La situación del presidente del Tribunal Supremo y del Consejo General del Poder Judicial, Carlos Dívar, ya es insostenible. Habrá que recordar que la denuncia de haber desviado fondos públicos para gastos suntuarios particulares, lejos de resultar una entelequia, partió de dentro del propio órgano de Gobierno de jueces y magistrados.
Sólo una opacidad incomprensible en la gestión de tales fondos le mantiene aferrado al cargo en contra de la enorme presión mediática y de la indignación popular que ha crecido en torno a su persona. Haya o no cometido delito del malversación, y hubiera o no estallado la enorme crisis económica en que estamos inmersos, Dívar ha incurrido en ejercicio arbitrario de las funciones inherentes a su cargo.
Si viviéramos en una democracia madura, habría dimitido sin más dilación. Pero vivir en una democracia madura exige anteponer el prestigio de las instituciones a cualquier interés personal y esto, por desgracia, no sucede en España. Un apremio parecido va cerniéndose poco a poco sobre el actual presidente de la Junta de Andalucía, José Griñán, a propósito de la investigación judicial abierta por el vergonzoso caso de los EREs.
Las responsabilidades penales de los políticos no se depuran en las urnas, sino en los juzgados mediante un proceso que reúna todas las garantías legales. Los andaluces necesitamos saber la verdad. El problema estriba en que quien acusa tampoco tiene las manos limpias. Por eso hemos de confiar en la profesionalidad e imparcialidad de la jueza Alaya, para que ella, por contraste con Dívar, llegue hasta el final con todas sus consecuencias. Lo contrario equivaldrá a un desaliento con respecto a la ejecutoria de órganos básicos del Estado.

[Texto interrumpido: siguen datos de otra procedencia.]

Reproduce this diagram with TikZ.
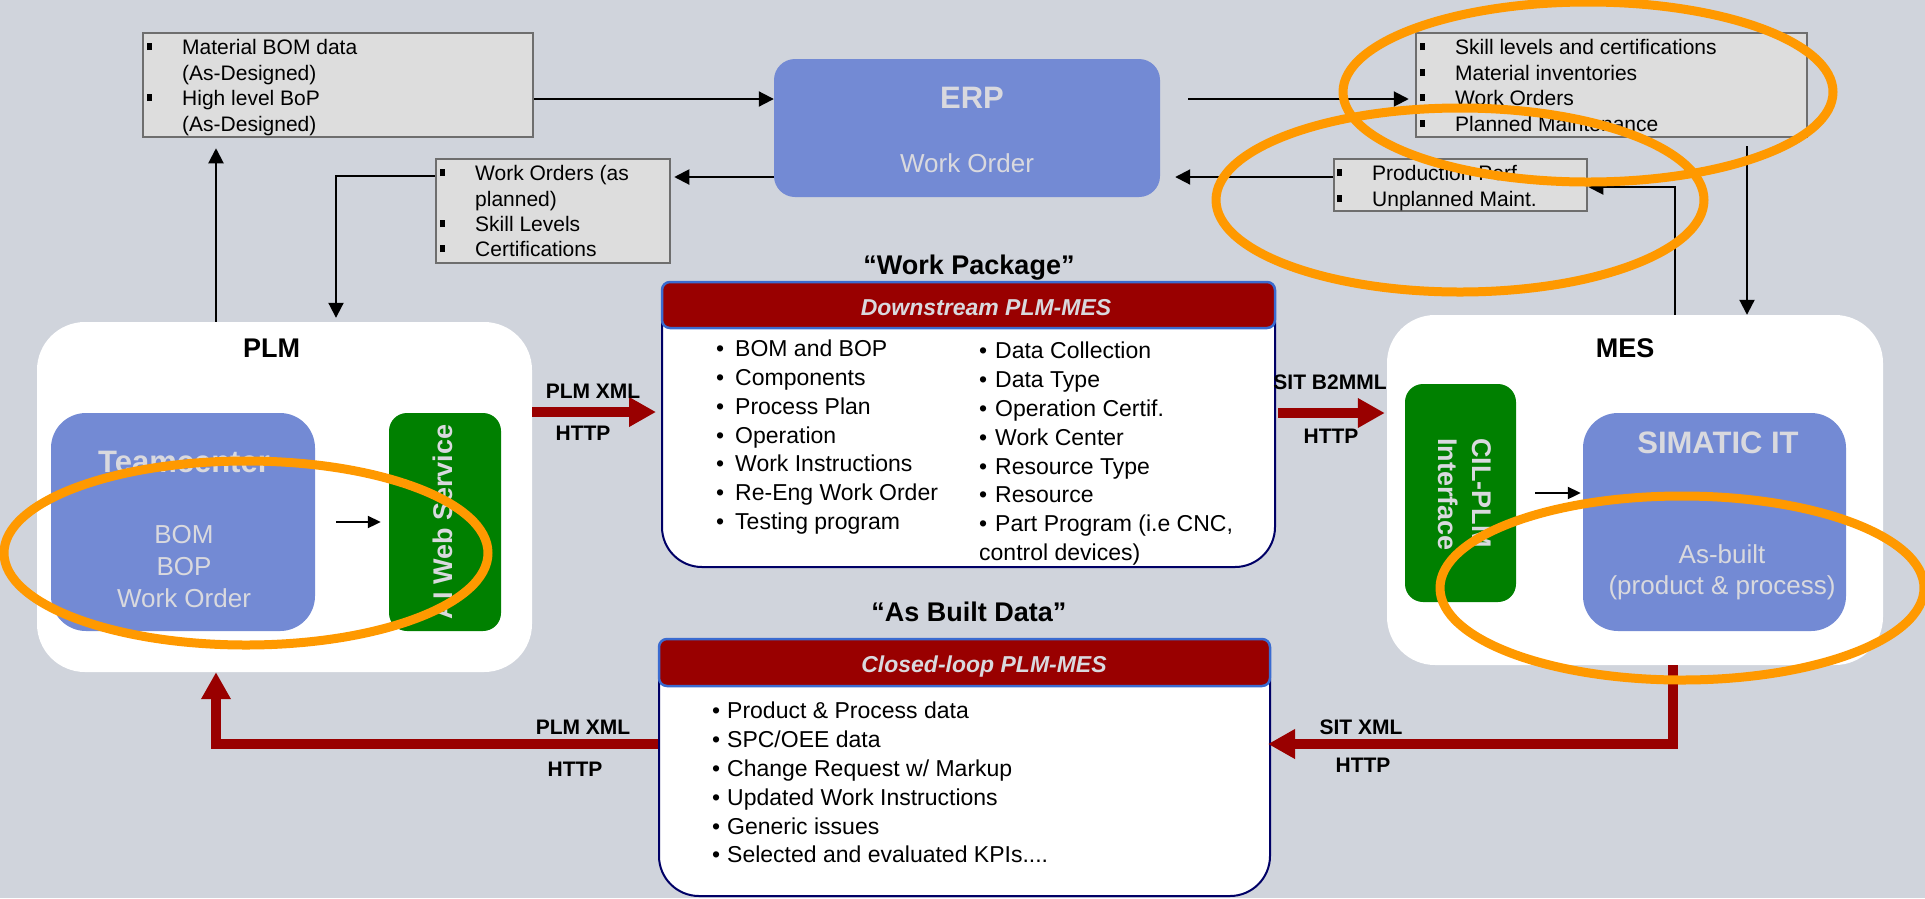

El nuevo organigrama legal de TVE es un vivísimo ejemplo de ese desaliento al que aludo. Durante los últimos años, el ente público había alcanzado una reputación inédita gracias a que el nombramiento de su presidente debía realizarse por consenso de los grandes partidos políticos. Pero el Gobierno de Rajoy ha dinamitado de un plumazo el anterior status quo para designar por decreto-ley a un hombre de su confianza.
Esta manera de hacer las cosas resulta poco honorable. Aun en tiempos oscuros es posible hacer ideología en detrimento de gestión enfocada a la defensa del interés general. En un mundo en que el déficit de democracia es una realidad incontestable, y en mitad de una crisis brutal que también golpea con virulencia a los medios de comunicación y a los periodistas, se revela esencial que la prensa se mantenga libre de cualquier genuflexión ante los altares del poder político, más aún si se trata de un medio público.
Precisamente la encomiable labor de denuncia de los medios independientes respecto del indecoroso proceder de Carlos Dívar y del escándalo de los EREs pone de relieve la necesidad de que el cuarto poder se mantenga vigilante. A partir de ahora tendremos que examinar si TVE marca su paso a la par de esta época retrógada.